Peace of Mind: Knowing that your savings are growing without requiring active intervention frees mental space and reduces stress. This peace of mind can be invaluable, particularly when unexpected expenses arise.

 

Practical Tips for Setting Up Automated Savings:

Start Simple: If you're new to this, start by automating a small amount to your emergency fund each month. As you get comfortable, expand the automation to your other buckets.

Consult Your Budget: Use your budget as a guide for how much to automate. Your budget should have a line item for savings, just like it does for other expenses.

Check the Terms: Some savings accounts have terms and conditions related to deposits and withdrawals. Ensure you're aware of these to avoid any penalties.

Review and Tweak: At regular intervals—perhaps quarterly or bi-annually—review your automated savings strategy. Adjust the amounts and goals as necessary, especially when undergoing lifestyle or income changes.

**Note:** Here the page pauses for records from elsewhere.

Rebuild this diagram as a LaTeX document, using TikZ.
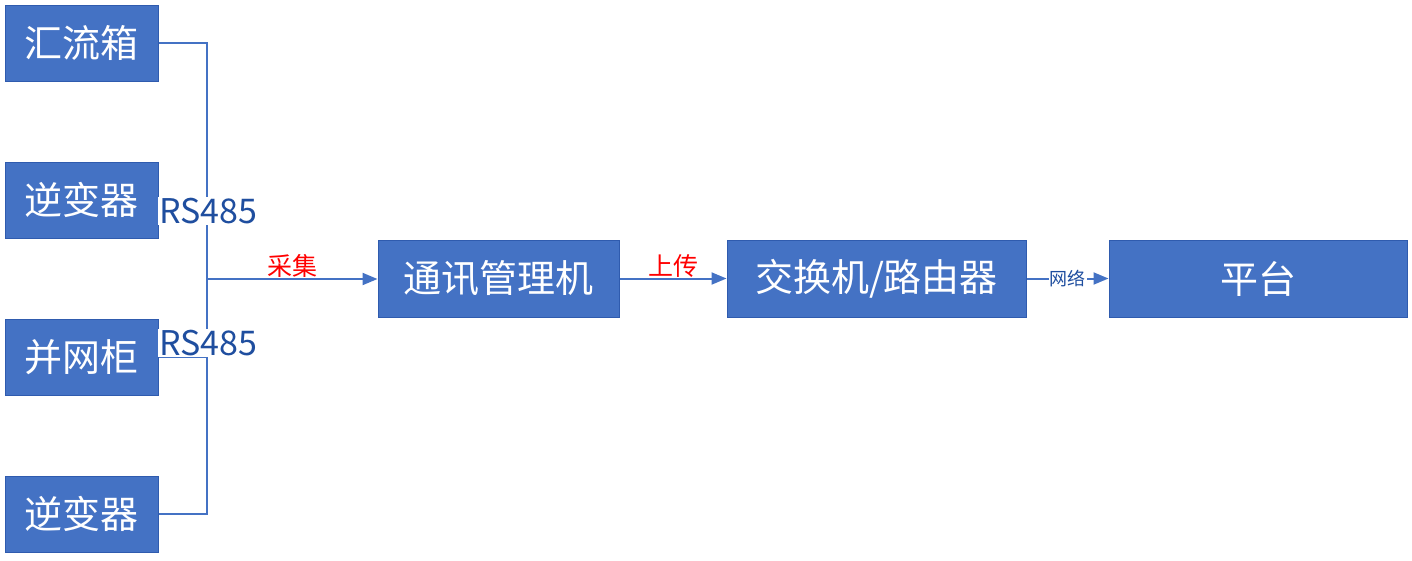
\documentclass[tikz,border=0pt]{standalone}
\usepackage{fontspec}
\setmainfont{Noto Sans CJK SC}
\usetikzlibrary{arrows.meta}
\definecolor{boxblue}{HTML}{4472C4}
\definecolor{boxedge}{HTML}{2F5BAE}
\definecolor{lbl}{HTML}{1F4E9F}
\begin{document}
\begin{tikzpicture}[x=1pt,y=-1pt,
  box/.style={draw=boxedge,line width=1pt,fill=boxblue,text=white,inner sep=0pt,
    font=\fontsize{38}{40}\selectfont,minimum height=76pt},
  conn/.style={draw=boxblue,line width=2pt},
  arr/.style={conn,-{Triangle[length=15pt,width=12pt]}},
  rs/.style={fill=white,text=lbl,inner sep=1pt,font=\fontsize{34}{36}\selectfont},
  red/.style={text=red,font=\fontsize{25}{27}\selectfont}]
\useasboundingbox (0,0) rectangle (1412,560);
\node[box,minimum width=153pt] (a) at (81.5,43) {汇流箱};
\node[box,minimum width=153pt] (b) at (81.5,200) {逆变器};
\node[box,minimum width=153pt] (c) at (81.5,357) {并网柜};
\node[box,minimum width=153pt] (d) at (81.5,514) {逆变器};
\node[box,minimum width=241pt,minimum height=77pt] (m) at (498.5,278.5) {通讯管理机};
\node[box,minimum width=299pt,minimum height=77pt] (s) at (876.5,278.5) {交换机/路由器};
\node[box,minimum width=298pt,minimum height=77pt] (p) at (1258,278.5) {平台};
\coordinate (ta) at (207,43);
\coordinate (tb) at (207,200);
\coordinate (tc) at (207,357);
\coordinate (td) at (207,514);
\coordinate (j) at (207,279);
\draw[conn] (a.east) -- (ta) -- (td) -- (d.east);
\draw[conn] (b.east) -- (tb);
\draw[conn] (c.east) -- (tc);
\draw[arr] (j) -- (m.west|-j) node[red,midway,above=-3pt] {采集};
\draw[arr] (m.east) -- (s.west) node[red,midway,above=-3pt] {上传};
\draw[arr] (s.east) -- (p.west) node[midway,fill=white,text=lbl,inner sep=1pt,font=\fontsize{18}{20}\selectfont] {网络};
\node[rs] (r1) at (208,211) {RS485};
\node[rs] (r2) at (208,343) {RS485};
\end{tikzpicture}
\end{document}
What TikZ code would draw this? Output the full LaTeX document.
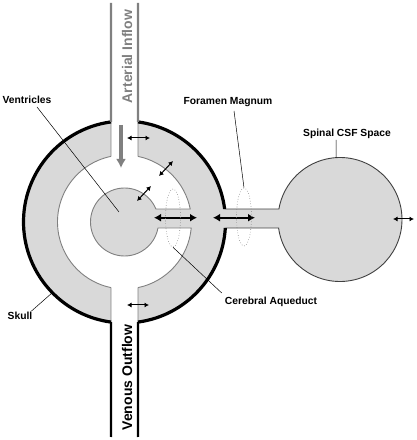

Automation puts your savings on autopilot, allowing you to focus on other aspects of financial well-being without neglecting the cornerstone of financial security—your savings. Automate to Activate: The Easiest Way to Save


Wrapping Up: Your Financial Safety Net is More Reachable Than You Think

By now, you should have a clear roadmap to not just build but also sustain your financial safety net. We've talked about the necessity of an emergency fund and how it acts as your financial fire response system, ensuring you have the liquidity to deal with life's uncertainties. We've also dived into the 'savings buckets' strategy, encouraging you to categorize your savings based on your financial goals and time horizon. And finally, we've unveiled the power of automation, turning your savings strategy from a cumbersome task into a set-it-and-forget-it operation.


Coach's Comments:

  • Start with an Understanding: Assess your monthly expenses and multiply them by the number of months you'd like your emergency fund to cover.

  • Diversify Your Savings: Employ the 'savings buckets' strategy to categorize and prioritize your saving goals effectively.

  • Name Your Goals: Put meaningful names on your savings buckets to increase emotional investment and discourage unnecessary withdrawals.

  • Automate, Automate, Automate: Put your savings on autopilot to make consistent, timely contributions to your savings goals, all while giving you peace of mind and more mental space to focus on other aspects of your life -after a paycheck.


Saving might feel like a marathon, but it's one where the finish line can bring you incomparable peace of mind and financial freedom. So, start where you are, use what you have, and do what you can. Your future self will thank you.